Whitman graduate nurtures roots of education in developing countries

“If you've got energy and ideas to spare, helping others just seems like the right thing to do,” says Michelle Mathieu Rubesch, ’92. She herself spends at least five hours a week working for nonprofits, directing her energy especially toward a charitable organization called Deep Roots, Incorporated, which provides scholarships for young people in Namibia, Zambia, and Guatemala.

Deep Roots is an entirely online charity. Located at www.deeproots. org, it uses the Internet to attract potential donors, build support for its cause, and facilitate donations. At least two-thirds of its scholarships are dedicated to women. While Deep Roots creates educational opportunities for those who are unable to pay minimal school fees, “at a more fundamental level, there’s a little girl over there who wants to learn. We make it happen,” says Rubesch.

“Deep Roots believes that education invested in women reaps rewards not only for them, but also for their children and their society.

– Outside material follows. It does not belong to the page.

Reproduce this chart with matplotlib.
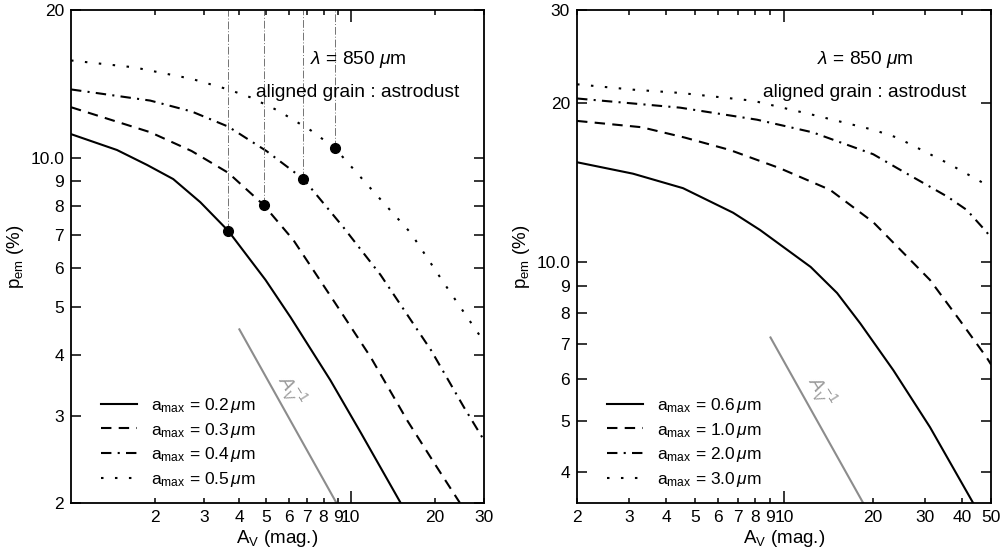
import matplotlib
matplotlib.use('Agg')
import matplotlib.pyplot as plt

plt.rcParams['font.family'] = ['Liberation Sans', 'DejaVu Sans']
plt.rcParams['mathtext.fontset'] = 'custom'
plt.rcParams['mathtext.rm'] = 'Liberation Sans'
plt.rcParams['mathtext.it'] = 'Liberation Sans:italic'
plt.rcParams['font.size'] = 12.5

# ---- left panel: a_max = 0.2 .. 0.5 um ----
av_02 = [1.0, 1.46, 1.87, 2.32, 2.9, 3.65, 4.96, 6.1, 8.46, 10.9, 15.1]
p_02 = [11.2, 10.4, 9.7, 9.08, 8.15, 7.13, 5.67, 4.76, 3.55, 2.77, 2.0]
av_03 = [1.0, 1.92, 2.7, 3.65, 4.88, 6.24, 8.8, 11.8, 16.0, 20.0, 24.6]
p_03 = [12.7, 11.3, 10.35, 9.35, 8.05, 6.83, 5.09, 3.95, 2.93, 2.4, 2.0]
av_04 = [1.0, 1.92, 2.7, 3.65, 5.0, 6.78, 9.4, 12.8, 14.7, 19.4, 25.4, 30.0]
p_04 = [13.8, 13.1, 12.45, 11.6, 10.35, 9.08, 7.26, 5.8, 5.16, 4.08, 3.13, 2.68]
av_05 = [1.0, 1.68, 2.7, 3.65, 4.38, 5.5, 7.2, 8.77, 12.1, 16.4, 21.5, 28.5, 30.0]
p_05 = [15.8, 15.3, 14.5, 13.8, 13.3, 12.5, 11.4, 10.5, 8.55, 7.06, 5.6, 4.43, 4.25]

# marked points on each curve
mark_av = [3.65, 4.88, 6.78, 8.77]
mark_p = [7.13, 8.05, 9.08, 10.5]

guide_left_av = [4.0, 8.9]
guide_left_p = [4.5, 2.0]

# ---- right panel: a_max = 0.6 .. 3.0 um ----
av_06 = [2.0, 3.09, 4.56, 6.73, 8.3, 12.3, 15.1, 18.1, 23.4, 31.1, 43.5]
p_06 = [15.45, 14.7, 13.8, 12.4, 11.5, 9.79, 8.74, 7.65, 6.24, 4.87, 3.5]
av_10 = [2.0, 3.3, 4.63, 6.56, 9.66, 14.3, 20.0, 24.1, 31.1, 39.2, 48.3, 50.0]
p_10 = [18.5, 18.0, 17.2, 16.3, 15.06, 13.7, 11.9, 10.7, 9.25, 7.76, 6.6, 6.4]
av_20 = [2.0, 4.46, 8.1, 12.5, 20.0, 24.1, 35.6, 41.4, 48.3, 50.0]
p_20 = [20.4, 19.6, 18.6, 17.6, 16.0, 15.06, 13.3, 12.55, 11.4, 11.1]
av_30 = [2.0, 3.09, 4.46, 7.86, 12.5, 20.0, 24.1, 35.6, 48.3, 50.0]
p_30 = [21.7, 21.2, 20.9, 20.2, 19.0, 17.8, 17.2, 15.4, 14.0, 13.8]

guide_right_av = [9.0, 18.5]
guide_right_p = [7.2, 3.5]

left_labels = ['0.2', '0.3', '0.4', '0.5']
right_labels = ['0.6', '1.0', '2.0', '3.0']

styles = ['-', (0, (5, 3.5)), (0, (5, 3, 1, 3)), (0, (1.2, 5.5))]

fig = plt.figure(figsize=(10.03, 5.58), dpi=100)
axL = fig.add_axes([0.0708, 0.0986, 0.4118, 0.8835])
axR = fig.add_axes([0.5753, 0.0986, 0.4128, 0.8835])

for ax, data, labels in [
        (axL, [(av_02, p_02), (av_03, p_03), (av_04, p_04), (av_05, p_05)], left_labels),
        (axR, [(av_06, p_06), (av_10, p_10), (av_20, p_20), (av_30, p_30)], right_labels)]:
    for (x, y), ls, lab in zip(data, styles, labels):
        ax.plot(x, y, color='black', lw=1.5, ls=ls,
                label=r'a$_{\rm max}$ = ' + lab + r'$\,\mu$m')
    ax.set_xscale('log')
    ax.set_yscale('log')
    for s in ax.spines.values():
        s.set_linewidth(1.3)
    ax.tick_params(which='both', direction='in', top=True, right=True,
                   width=1.1, pad=5)
    ax.set_xlabel(r'A$_{\rm V}$ (mag.)', fontsize=13.5, labelpad=2)
    ax.set_ylabel(r'p$_{\rm em}$ (%)', fontsize=13.5, labelpad=3)
    ax.text(0.695, 0.899, r'$\lambda$ = 850 $\mu$m', transform=ax.transAxes,
            ha='center', va='center', fontsize=13.8)
    ax.text(0.695, 0.832, 'aligned grain : astrodust', transform=ax.transAxes,
            ha='center', va='center', fontsize=13.8)
    ax.legend(loc='lower left', bbox_to_anchor=(0.055, 0.015), frameon=False,
              handlelength=2.1, handletextpad=0.8, labelspacing=0.32,
              borderaxespad=0)

# guide lines and markers, left panel
for x, y in zip(mark_av, mark_p):
    axL.plot([x, x], [y, 20], color='0.45', lw=0.7, ls=(0, (8, 2, 1, 2)))
axL.plot(mark_av, mark_p, 'o', color='black', ms=7)
axL.plot(guide_left_av, guide_left_p, color='0.55', lw=1.5)
axL.text(6.1, 3.39, r'$A_V^{-1}$', color='0.6', rotation=-58,
         ha='center', va='center', fontsize=14)
axR.plot(guide_right_av, guide_right_p, color='0.55', lw=1.5)
axR.text(13.3, 5.68, r'$A_V^{-1}$', color='0.6', rotation=-58,
         ha='center', va='center', fontsize=14)

# left axes ticks
axL.set_xlim(1, 30)
axL.set_ylim(2, 20)
axL.set_xticks([10], ['10'])
axL.set_xticks([2, 3, 4, 5, 6, 7, 8, 9, 20, 30],
               ['2', '3', '4', '5', '6', '7', '8', '9', '20', '30'], minor=True)
axL.set_yticks([10, 20], ['10.0', '20'])
axL.set_yticks([2, 3, 4, 5, 6, 7, 8, 9],
               ['2', '3', '4', '5', '6', '7', '8', '9'], minor=True)

# right axes ticks
axR.set_xlim(2, 50)
axR.set_ylim(3.5, 30)
axR.set_xticks([10], ['10'])
axR.set_xticks([2, 3, 4, 5, 6, 7, 8, 9, 20, 30, 40, 50],
               ['2', '3', '4', '5', '6', '7', '8', '9', '20', '30', '40', '50'],
               minor=True)
axR.set_yticks([10, 20, 30], ['10.0', '20', '30'])
axR.set_yticks([4, 5, 6, 7, 8, 9], ['4', '5', '6', '7', '8', '9'], minor=True)

for ax in (axL, axR):
    ax.tick_params(axis='x', which='major', length=8.5)
    ax.tick_params(axis='x', which='minor', length=3.6)
    ax.tick_params(axis='y', which='both', length=7)

fig.savefig('out.png', dpi=100)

“As I look for a way to improve the lives of people in disadvantaged countries, I believe that the place to start is by empowering the next generation of leaders. The way to do that, I truly believe, is through education. This is especially important in developing countries. Schools provide opportunities, safety, regular meals, and HIV awareness programs.”

Rubesch, who is director of investment management for Fiduciary and Investment Services with Perkins Coie, LLP in Seattle, has been a board member of Deep Roots since its inception in 1999.
She helped draft Deep Roots’ bylaws and mission statement, and now, as treasurer, handles finances in addition to conducting fund-raising activities.

The charity attracted Rubesch initially not only because of its commitment to education but also because of the caliber of the people involved. “This is an organization founded by returned Peace Corps volunteers, passionate folks with big hearts and strong convictions,” she says. With many fine qualities, but little financial acumen, they needed her help, and her leadership has given Deep Roots a solid financial foundation. While this has been rewarding work, Rubesch finds satisfaction most of all in “helping young people accomplish their goals and realize their dreams.”

Rubesch majored in economics at Whitman and studied international politics and economics at the Institute for European Studies in Freiburg, Germany. A Chartered Financial Analyst, she is treasurer and a board member of the Seattle Society of Financial Analysts. Her volunteer work extends to PONCHO (Patrons of Northwest Civic, Cultural and Charitable Organizations), Middle Eastern Arts International, Seattle’s Bailey-Boushay House, and Whitman College, where she is this year’s 10th reunion fund chair.

An “entire side-career” — as a professional belly dancer — balances her philanthropic projects and the world of finance where she spends her days. “This began as a hobby six years ago and has turned into an integral part of my life,” she says. “It provides friendship and sisterhood, connects me with a fascinating and historic culture, is great exercise, and, I must say, the costumes are spectacular!”